The Same, Only Different
A basic pizza recipe calls for a fairly simple dough that's kneaded, rested and stretched into a circle. Onto this circle sauce is spread, followed by any number of toppings and, usually, mozzarella cheese. There are thousands of variations on this theme.
With a few tweaks to the standard method, you can come up with a creation akin to the stuffed pie that Pizza Hut offers.
Making the Dough for Copycat Pizza Hut Stuffed-Crust Pizza
For the buttery quality of Pizza Hut stuffed-crust dough, substitute some of the olive oil that is called for in most recipes with melted butter. If you're using store-bought dough, spread a few tablespoons of melted butter over the surface after you've rolled it out. If you like, you can also spritz butter spray around the rim of the pizza before putting it in the oven.
Quite a few copycat dough recipes call for a pinch of garlic powder, onion powder and/or sugar. You can also use 12 ounces of warm beer for some of the liquid content in addition to the seasonings.
The dough should be rolled out so that its thickness is uniform and allows space for overhang along the rim. Yes, it's OK to use a rolling pin in order to prevent too much thickness at the edges and not enough thickness in the middle.
Stuffing the Cheese
Place mozzarella cheese all along the border. Some folks prefer string cheese for its consistent width, using it as is or making adjustments by pulling away some of the strands. Others customize their own blend by adding cheeses such as provolone, fontina and Asiago.
Fold the overhanging dough over and around the cheese, making sure to leave no gaps as you tuck it in. If you like, use a pastry crimper for a tighter seal.
Leaky Cheese and What to Do About It
When you chomp down on the rim of a stuffed pizza, you expect a small explosion of melted cheese along with the crunch and chew of the crust. What a delightful mouthful of blended textures and tastes... and how disappointing to find only a hollowed-out shell with a sad dribble of burnt cheese pooled underneath it.
Melting cheese can ooze out either outside or inside the pizza. Either way, it defeats your purpose. The cheese that leaks toward the inside of the pizza can take toppings along with it, running out like lava from Vesuvius, only to break down and leak through the center. Cheese escaping from the outer rim of the pizza simply turns into a hardened substance that can be peeled off but not enjoyed.
- Thinner may be better. Cheese that's too thick can increase the pressure of steam building inside the crust as it heats up, which in turn increases the risk of rupture and leakage. Rumor has it that Pizza Hut itself uses "restricted melt" cheese.
- Pierce the crust a few times around its circumference to allow steam to escape.
- Drop the proportion of water used to make your dough by 10 percent or so for less steam.

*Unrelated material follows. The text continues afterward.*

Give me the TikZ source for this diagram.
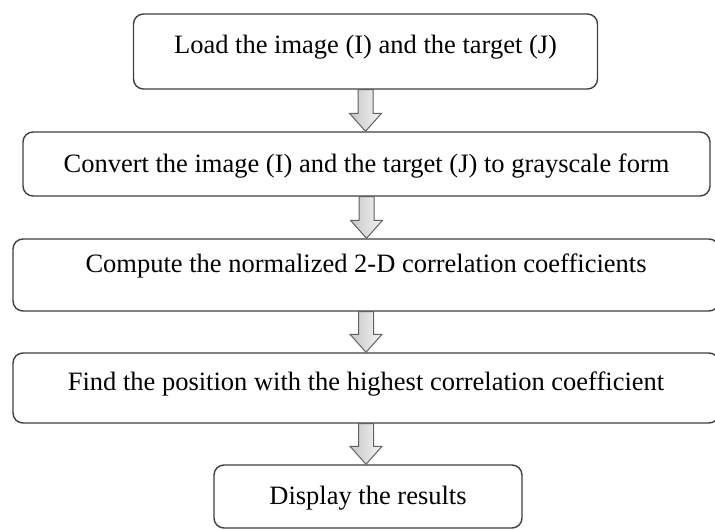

- Consider freezing the cheese beforehand, thereby allowing the dough to firm up more during cooking before the cheese begins to melt.

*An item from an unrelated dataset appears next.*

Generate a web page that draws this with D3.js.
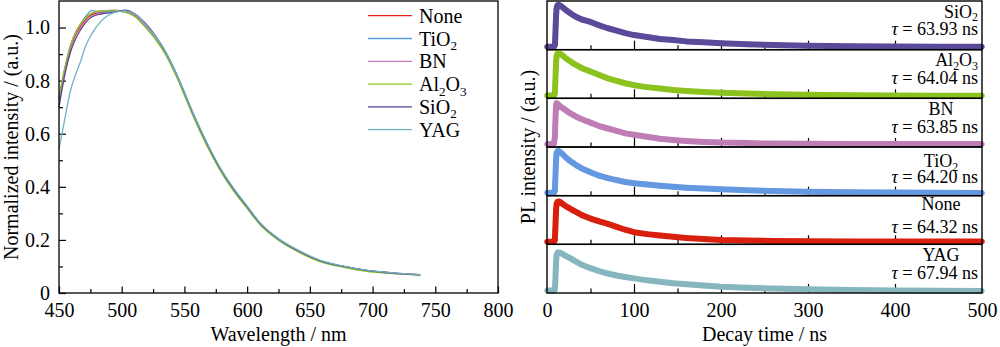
<!DOCTYPE html>
<html>
<head>
<meta charset="utf-8">
<script src="https://cdn.jsdelivr.net/npm/d3@7"></script>
<style>
  body { margin: 0; background: #fff; }
  svg, svg text { font-family: "Liberation Serif", "Times New Roman", "DejaVu Serif", serif; }
  .tick line { stroke: #000; stroke-width: 1.2; }
</style>
</head>
<body>
<svg id="chart" width="1000" height="347"></svg>
<script>
// ---- data: emission spectra (left) ----
const wavelengths = [450,455,459,463,467,471,476,484,495,503,511,519,527,535,543,551,557,568,578,589,600,610,626,642,658,677,695,714,738]
const specNone  = [0.73,0.85,0.92,0.97,1.003,1.028,1.048,1.058,1.062,1.062,1.043,1.01,0.966,0.907,0.83,0.742,0.674,0.562,0.472,0.392,0.324,0.264,0.2,0.157,0.122,0.1,0.085,0.076,0.069]
const specTiO2  = [0.73,0.855,0.93,0.978,1.012,1.04,1.064,1.058,1.062,1.058,1.04,1.003,0.958,0.9,0.824,0.736,0.668,0.556,0.468,0.388,0.32,0.26,0.197,0.153,0.12,0.098,0.083,0.075,0.068]
const specBN    = [0.73,0.852,0.927,0.977,1.01,1.035,1.053,1.063,1.066,1.06,1.046,1.007,0.962,0.904,0.828,0.74,0.672,0.56,0.47,0.39,0.323,0.263,0.2,0.156,0.122,0.1,0.085,0.077,0.068]
const specAl2O3 = [0.74,0.855,0.93,0.98,1.012,1.036,1.054,1.063,1.063,1.058,1.04,1.0,0.955,0.898,0.822,0.734,0.666,0.554,0.466,0.386,0.319,0.259,0.196,0.152,0.118,0.097,0.082,0.074,0.067]
const specSiO2  = [0.70,0.83,0.905,0.955,0.99,1.018,1.04,1.052,1.058,1.066,1.05,1.015,0.968,0.908,0.832,0.744,0.675,0.563,0.473,0.393,0.325,0.264,0.2,0.156,0.122,0.1,0.085,0.076,0.068]
const specYAG   = [0.54,0.665,0.76,0.82,0.87,0.928,0.975,1.026,1.058,1.063,1.05,1.012,0.966,0.909,0.832,0.745,0.677,0.566,0.476,0.396,0.328,0.266,0.202,0.158,0.124,0.101,0.086,0.077,0.069]

// ---- data: PL decay (right), normalised per panel ----
const decayTimes = [0,4,8,9,9.5,10,10.5,11,12,13,15,18,22,26,30,35,40,50,60,70,80,90,100,115,130,145,160,180,200,230,260,300,350,400,450,500]
const decaySiO2  = [0.06,0.06,0.06,0.09,0.25,0.5,0.72,0.85,0.91,0.92,0.91,0.87,0.81,0.76,0.71,0.66,0.62,0.57,0.5,0.44,0.39,0.34,0.3,0.26,0.22,0.2,0.17,0.15,0.13,0.11,0.095,0.08,0.07,0.065,0.06,0.06]
const decayAl2O3 = [0.06,0.06,0.06,0.1,0.3,0.55,0.75,0.87,0.92,0.93,0.92,0.88,0.82,0.77,0.72,0.67,0.62,0.55,0.48,0.41,0.36,0.31,0.27,0.23,0.2,0.17,0.15,0.13,0.115,0.1,0.085,0.075,0.065,0.06,0.055,0.055]
const decayBN    = [0.06,0.06,0.07,0.2,0.45,0.7,0.86,0.9,0.89,0.87,0.84,0.8,0.75,0.7,0.66,0.61,0.57,0.5,0.43,0.38,0.33,0.28,0.25,0.21,0.17,0.145,0.125,0.105,0.09,0.08,0.07,0.065,0.06,0.06,0.06,0.06]
const decayTiO2  = [0.06,0.06,0.06,0.1,0.3,0.55,0.75,0.87,0.91,0.92,0.9,0.85,0.78,0.72,0.67,0.61,0.56,0.48,0.41,0.36,0.32,0.28,0.255,0.23,0.205,0.185,0.165,0.145,0.13,0.11,0.095,0.08,0.07,0.065,0.06,0.055]
const decayNone  = [0.055,0.055,0.055,0.09,0.28,0.52,0.72,0.83,0.87,0.88,0.87,0.83,0.78,0.74,0.7,0.65,0.6,0.53,0.47,0.42,0.36,0.3,0.25,0.21,0.18,0.155,0.13,0.11,0.09,0.08,0.07,0.065,0.06,0.06,0.058,0.058]
const decayYAG   = [0.05,0.05,0.05,0.07,0.2,0.45,0.65,0.77,0.82,0.835,0.83,0.8,0.76,0.72,0.68,0.63,0.58,0.51,0.45,0.4,0.36,0.33,0.3,0.26,0.23,0.2,0.18,0.155,0.13,0.11,0.09,0.075,0.06,0.05,0.045,0.04]

const sampleNames = ['None','TiO2','BN','Al2O3','SiO2','YAG']
const lifetimes = {SiO2: '63.93', Al2O3: '64.04', BN: '63.85', TiO2: '64.20', None: '64.32', YAG: '67.94'}
const panelOrder = ['SiO2','Al2O3','BN','TiO2','None','YAG']

const wlTicks = [450,500,550,600,650,700,750,800]
const intTicks = [0,0.2,0.4,0.6,0.8,1.0]
const timeTicks = [0,100,200,300,400,500]

// ---- styling ----
const FONT = '"Liberation Serif", "Times New Roman", "DejaVu Serif", serif'
const lineColors = {None:'#e8231b', TiO2:'#5b9be6', BN:'#c07ab8', Al2O3:'#8cc21e', SiO2:'#5a3f9a', YAG:'#6fb3c6'}
const dotColors  = {None:'#d9200f', TiO2:'#6498e0', BN:'#bf7db5', Al2O3:'#8cc21e', SiO2:'#5b4a99', YAG:'#86b7bf'}
const spectra = {None:specNone, TiO2:specTiO2, BN:specBN, Al2O3:specAl2O3, SiO2:specSiO2, YAG:specYAG}
const decays  = {None:decayNone, TiO2:decayTiO2, BN:decayBN, Al2O3:decayAl2O3, SiO2:decaySiO2, YAG:decayYAG}
// per-panel label placement (top to bottom)
const nameAnchor = ['end','end','middle','middle','middle','middle']
const nameDy = [16.5, 16.5, 16.5, 20, 14, 17]
const tauDy  = [34, 34, 35, 36, 37.5, 35]

const svg = d3.select('#chart').attr('font-family', FONT)

// chemical formula with subscript digits
function chemText(sel, name, size) {
    const parts = name.match(/[A-Za-z]+|\d+/g)
    const shift = size * 0.22
    let down = false
    parts.forEach(p => {
        const sp = sel.append('tspan')
        if (/\d/.test(p)) {
            sp.attr('font-size', size * 0.66).attr('dy', down ? 0 : shift)
            down = true
        } else {
            sp.attr('font-size', size).attr('dy', down ? -shift : 0)
            down = false
        }
        sp.text(p)
    })
}

function styleTicks(g) {
    g.attr('font-family', FONT).attr('font-size', 20)
    g.selectAll('.tick text').attr('fill', '#000')
    g.select('.domain').remove()
}

/**
 * Left: normalized emission spectra
 */
const L = {x0: 59, x1: 498, y0: 1, y1: 293}
const xW = d3.scaleLinear().domain([450, 800]).range([L.x0, L.x1])
const yI = d3.scaleLinear().domain([0, 1.1]).range([L.y1, L.y0])

const left = svg.append('g')

left.append('g')
    .attr('transform', `translate(0,${L.y1})`)
    .call(d3.axisBottom(xW).tickValues(d3.range(475, 800, 50)).tickSize(-4).tickFormat(''))
    .call(styleTicks)
left.append('g')
    .attr('transform', `translate(0,${L.y1})`)
    .call(d3.axisBottom(xW).tickValues(wlTicks).tickSize(-6.5).tickPadding(9.5))
    .call(styleTicks)
left.append('g')
    .attr('transform', `translate(${L.x0},0)`)
    .call(d3.axisLeft(yI).tickValues([0.1,0.3,0.5,0.7,0.9]).tickSize(-4).tickFormat(''))
    .call(styleTicks)
left.append('g')
    .attr('transform', `translate(${L.x0},0)`)
    .call(d3.axisLeft(yI).tickValues(intTicks).tickSize(-7).tickPadding(9)
        .tickFormat(d => d === 0 ? '0' : d3.format('.1f')(d)))
    .call(styleTicks)

const specLine = d3.line()
    .x((d, i) => xW(wavelengths[i]))
    .y(d => yI(d))
    .curve(d3.curveMonotoneX)

left.selectAll('path.spec')
    .data(sampleNames)
    .join('path')
    .attr('class', 'spec')
    .attr('fill', 'none')
    .attr('stroke', d => lineColors[d])
    .attr('stroke-width', 1.3)
    .attr('d', d => specLine(spectra[d]))

left.append('rect')
    .attr('x', L.x0).attr('y', L.y0)
    .attr('width', L.x1 - L.x0).attr('height', L.y1 - L.y0)
    .attr('fill', 'none').attr('stroke', '#000').attr('stroke-width', 1.3)

// legend
const legend = left.append('g')
sampleNames.forEach((name, i) => {
    const y = 15.7 + i * 22.8
    legend.append('line')
        .attr('x1', 368).attr('x2', 412).attr('y1', y).attr('y2', y)
        .attr('stroke', lineColors[name]).attr('stroke-width', 1.3)
    const t = legend.append('text').attr('x', 419).attr('y', y + 7).attr('font-size', 20)
    chemText(t, name, 20)
})

left.append('text')
    .attr('x', (L.x0 + L.x1) / 2).attr('y', 341)
    .attr('text-anchor', 'middle').attr('font-size', 20)
    .text('Wavelength / nm')
left.append('text')
    .attr('transform', `translate(17.5,${(L.y0 + L.y1) / 2}) rotate(-90)`)
    .attr('text-anchor', 'middle').attr('font-size', 20)
    .text('Normalized intensity / (a.u.)')

/**
 * Right: stacked PL decay panels
 */
const R = {x0: 547, x1: 982, y0: 1, y1: 293}
const xT = d3.scaleLinear().domain([0, 500]).range([R.x0, R.x1])
const panelH = (R.y1 - R.y0) / panelOrder.length
const right = svg.append('g')

panelOrder.forEach((name, i) => {
    const top = R.y0 + i * panelH
    const bottom = top + panelH
    const yP = d3.scaleLinear().domain([0, 1]).range([bottom, top])
    const g = right.append('g')

    g.append('g')
        .attr('transform', `translate(0,${bottom})`)
        .call(d3.axisBottom(xT).tickValues([50,150,250,350,450]).tickSize(-4.5).tickFormat(''))
        .call(styleTicks)
    g.append('g')
        .attr('transform', `translate(0,${bottom})`)
        .call(d3.axisBottom(xT).tickValues([100,200,300,400]).tickSize(-9).tickFormat(''))
        .call(styleTicks)

    const vals = decays[name]
    const decayLine = d3.line()
        .x((d, j) => xT(decayTimes[j]))
        .y(d => yP(d))

    g.append('path')
        .datum(vals)
        .attr('fill', 'none')
        .attr('stroke', dotColors[name])
        .attr('stroke-width', 6)
        .attr('stroke-linejoin', 'round')
        .attr('d', decayLine)

    g.selectAll('circle')
        .data(vals)
        .join('circle')
        .attr('cx', (d, j) => xT(decayTimes[j]))
        .attr('cy', d => yP(d))
        .attr('r', 2.7)
        .attr('fill', dotColors[name])

    g.append('rect')
        .attr('x', R.x0).attr('y', top)
        .attr('width', R.x1 - R.x0).attr('height', panelH)
        .attr('fill', 'none').attr('stroke', '#000').attr('stroke-width', 1.4)

    // two-line label: sample name above lifetime
    const label = g.append('text').attr('font-size', 18)
    const nameLine = label.append('tspan')
        .attr('x', nameAnchor[i] === 'end' ? 978 : 941).attr('y', top + nameDy[i])
        .attr('text-anchor', nameAnchor[i])
    chemText(nameLine, name, 18)
    const tauLine = label.append('tspan')
        .attr('x', 978).attr('y', top + tauDy[i])
        .attr('text-anchor', 'end')
    tauLine.append('tspan').attr('font-style', 'italic').text('\u03C4')
    tauLine.append('tspan').text(` = ${lifetimes[name]} ns`)
})

right.append('g')
    .attr('transform', `translate(0,${R.y1})`)
    .call(d3.axisBottom(xT).tickValues(timeTicks).tickSize(0).tickPadding(9.5))
    .call(styleTicks)

right.append('text')
    .attr('x', (R.x0 + R.x1) / 2).attr('y', 341)
    .attr('text-anchor', 'middle').attr('font-size', 20)
    .text('Decay time / ns')
right.append('text')
    .attr('transform', `translate(535,${(R.y0 + R.y1) / 2}) rotate(-90)`)
    .attr('text-anchor', 'middle').attr('font-size', 20)
    .text('PL intensity / (a.u.)')
</script>
</body>
</html>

Stuffed Grilled-Cheese Pizza
For some folks, the best flavor combination in the world is a grilled-cheese sandwich served with a cup of tomato soup – followed closely by pizza with a cheese-stuffed crust that is slathered with tomato sauce.
Pizza Hut came up with a pie that combined the best of these worlds with its grilled-cheese, stuffed-crust pizza. To make a reasonable facsimile, stuff the crust by substituting cheddar cheese for part of the mozzarella. Make your pizza sauce with the seasonings you like in soup. Before cooking, brush melted butter around the rim and press toasted breadcrumbs on top for the necessary toasty crunch.